Pendant toute la lecture, on s'interroge sur ce sous-titre de "roman", le fait que ce soit publié chez Fayard "roman", d'ailleurs ce mélange des genres lui est reproché sur babelio où les critiques sont sévères, sur une tendance au narcissisme notamment. Certes, à partir du moment où l'on décide de parler de son parcours atypique pour révéler des dysfonctionnements sociétaux, on est un peu obligé de parler de soi. Certes, on peut regretter que les données pourtant souvent très intéressantes ne soient pas rigoureusement sourcées afin d'apporter davantage de crédibilité au propos. Mais peut-être que l'étiquette roman est justement là pour apporter une souplesse, un lâcher prise : quand on a déjà pas mal passé de temps à bosser et à se battre et qu'on est parvenu à avoir une audience, on pare au plus court, au plus simple, au plus large et au plus pressé : on se contente de raconter, et c'est déjà pas mal !

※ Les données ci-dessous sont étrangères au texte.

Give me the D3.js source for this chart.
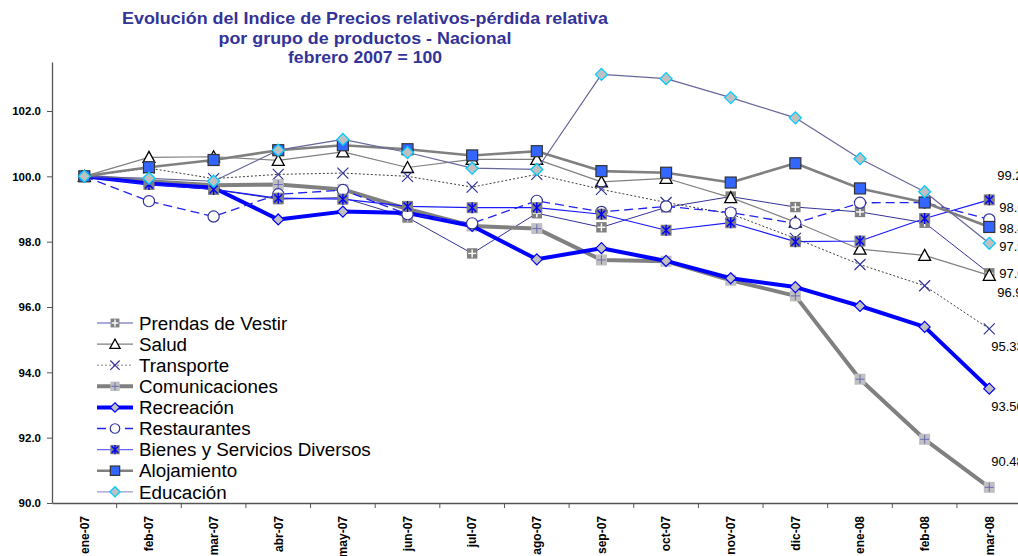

C'est l'étiquette d'illégitime qui est en elle-même un roman, une histoire, un conditionnement structurel qu'on se raconte, où que l'on soit sous le soleil social, sans même avoir besoin d'ouvrir la bouche. Un agglomérat d'opinions, de reproduction et d'inconscient qui nous imprègne tous. C'est une réalité qui se nourrit de nos fictions, de la même façon que la science-fiction peut parfois devenir bien plus réaliste que les récits qui voudraient se faire passer pour tels.
Je voulais lire
Illégitimes parce que j'ai l'intuition d'une familiarité entre ruraux et banlieusards. L'intuition d'une nécessité de resserrer les coudes de ces populations aux destins bien moins étanches, aux modes de vie bien moins opposés qu'on voudraient nous le faire croire. Une soumission aux mêmes aléas, aux mêmes diktats, à la même illégitimité, avec juste quelques paramètres qui changent, qui font pencher les balances, l'origine ethnique, l'accès aux services publics, à la nature, aux tentations du consumérisme, tout cela conjugué à toutes les nuances d'aquabonisme ambiant et hérité, versus révoltes sourdes.
Le mérite de
Nesrine Slaoui est entre autres de soigner les citations qu'elle retient en début de chapitre : notamment celle de
Jack London dans
Martin Eden, celle de Jamel Debbouze, et ma préférée, celle de
Faïza Guène dans
La Discrétion.
Certes, j'avais passé un meilleur moment de lecture avec
Rhapsodie des oubliés de
Sofia Aouine, je rejoins les critiques sur le côté patchwork et un peu impulsif.
Mais tout comme ce qui m'a le plus choquée et fait réfléchir dans La Pensée blanche de
Lilian Thuram (très bien sourcée par ailleurs), c'est la citation de
Victor Hugo dans son discours sur l'Afrique, on peut se réjouir qu'ici aussi,
Nesrine Slaoui explore à travers le "roman" ce qui devrait faire le coeur du journalisme : sa fonction de passeur, de médiation, de réflexion et de partage.